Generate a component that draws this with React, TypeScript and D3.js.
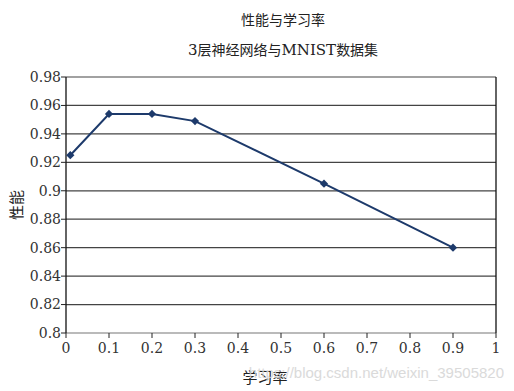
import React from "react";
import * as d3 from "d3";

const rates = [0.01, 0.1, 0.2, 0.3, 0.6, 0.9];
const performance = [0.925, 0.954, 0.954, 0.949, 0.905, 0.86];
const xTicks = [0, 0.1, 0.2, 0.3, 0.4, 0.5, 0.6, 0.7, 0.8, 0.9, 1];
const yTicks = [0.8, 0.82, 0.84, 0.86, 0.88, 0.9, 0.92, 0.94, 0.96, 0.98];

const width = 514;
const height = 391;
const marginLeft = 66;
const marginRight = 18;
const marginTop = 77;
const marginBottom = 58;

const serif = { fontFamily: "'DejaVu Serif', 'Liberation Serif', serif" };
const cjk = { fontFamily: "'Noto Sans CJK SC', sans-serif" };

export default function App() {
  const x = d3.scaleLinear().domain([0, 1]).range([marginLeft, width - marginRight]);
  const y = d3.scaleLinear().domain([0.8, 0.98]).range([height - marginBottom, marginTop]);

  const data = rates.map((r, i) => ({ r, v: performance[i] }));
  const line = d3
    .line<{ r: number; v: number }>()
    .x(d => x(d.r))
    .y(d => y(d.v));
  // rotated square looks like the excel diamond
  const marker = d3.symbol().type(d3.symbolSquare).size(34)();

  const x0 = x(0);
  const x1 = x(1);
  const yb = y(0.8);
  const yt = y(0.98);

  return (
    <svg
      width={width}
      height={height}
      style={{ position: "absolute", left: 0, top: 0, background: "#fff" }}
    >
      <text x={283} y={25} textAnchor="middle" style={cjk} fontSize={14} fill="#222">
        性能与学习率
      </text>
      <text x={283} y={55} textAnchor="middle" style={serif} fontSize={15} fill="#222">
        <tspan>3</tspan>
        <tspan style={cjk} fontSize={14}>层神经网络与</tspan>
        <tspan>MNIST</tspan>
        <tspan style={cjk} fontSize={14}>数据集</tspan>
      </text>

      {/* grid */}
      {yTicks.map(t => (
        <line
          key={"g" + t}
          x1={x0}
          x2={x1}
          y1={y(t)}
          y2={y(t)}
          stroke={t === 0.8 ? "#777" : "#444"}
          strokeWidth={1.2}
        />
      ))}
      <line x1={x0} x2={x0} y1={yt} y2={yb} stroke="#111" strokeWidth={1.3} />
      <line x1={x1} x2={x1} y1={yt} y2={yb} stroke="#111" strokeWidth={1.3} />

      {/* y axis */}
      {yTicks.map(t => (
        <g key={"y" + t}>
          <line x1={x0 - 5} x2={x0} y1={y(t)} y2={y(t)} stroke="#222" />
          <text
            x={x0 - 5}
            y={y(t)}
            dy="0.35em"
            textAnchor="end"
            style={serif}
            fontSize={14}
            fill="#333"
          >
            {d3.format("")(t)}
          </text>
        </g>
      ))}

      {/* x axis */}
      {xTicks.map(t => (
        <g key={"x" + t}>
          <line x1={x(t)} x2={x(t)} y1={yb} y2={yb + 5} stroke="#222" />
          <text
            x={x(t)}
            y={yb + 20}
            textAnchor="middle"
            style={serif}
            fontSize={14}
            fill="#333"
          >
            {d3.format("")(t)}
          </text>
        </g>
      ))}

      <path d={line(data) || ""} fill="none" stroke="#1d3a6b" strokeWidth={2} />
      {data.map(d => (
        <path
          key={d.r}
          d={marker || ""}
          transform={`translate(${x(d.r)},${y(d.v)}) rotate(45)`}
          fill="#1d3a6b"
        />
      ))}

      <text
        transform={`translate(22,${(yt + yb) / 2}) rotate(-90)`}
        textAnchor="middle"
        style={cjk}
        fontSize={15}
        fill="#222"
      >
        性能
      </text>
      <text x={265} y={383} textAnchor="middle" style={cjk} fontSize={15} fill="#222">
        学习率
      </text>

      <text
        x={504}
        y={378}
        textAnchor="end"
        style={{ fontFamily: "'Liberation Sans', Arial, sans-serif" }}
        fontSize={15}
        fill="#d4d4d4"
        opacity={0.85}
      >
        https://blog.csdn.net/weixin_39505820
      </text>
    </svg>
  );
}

- _SHORT TASK_:
Restate, line by line and word for word, everything from the top of the material through the line that contains "0.94, 0.96, 0.98];". Leave pictures out.

- _ANSWER_:
Generate a component that draws this with React, TypeScript and D3.js.
import React from "react";
import * as d3 from "d3";

const rates = [0.01, 0.1, 0.2, 0.3, 0.6, 0.9];
const performance = [0.925, 0.954, 0.954, 0.949, 0.905, 0.86];
const xTicks = [0, 0.1, 0.2, 0.3, 0.4, 0.5, 0.6, 0.7, 0.8, 0.9, 1];
const yTicks = [0.8, 0.82, 0.84, 0.86, 0.88, 0.9, 0.92, 0.94, 0.96, 0.98];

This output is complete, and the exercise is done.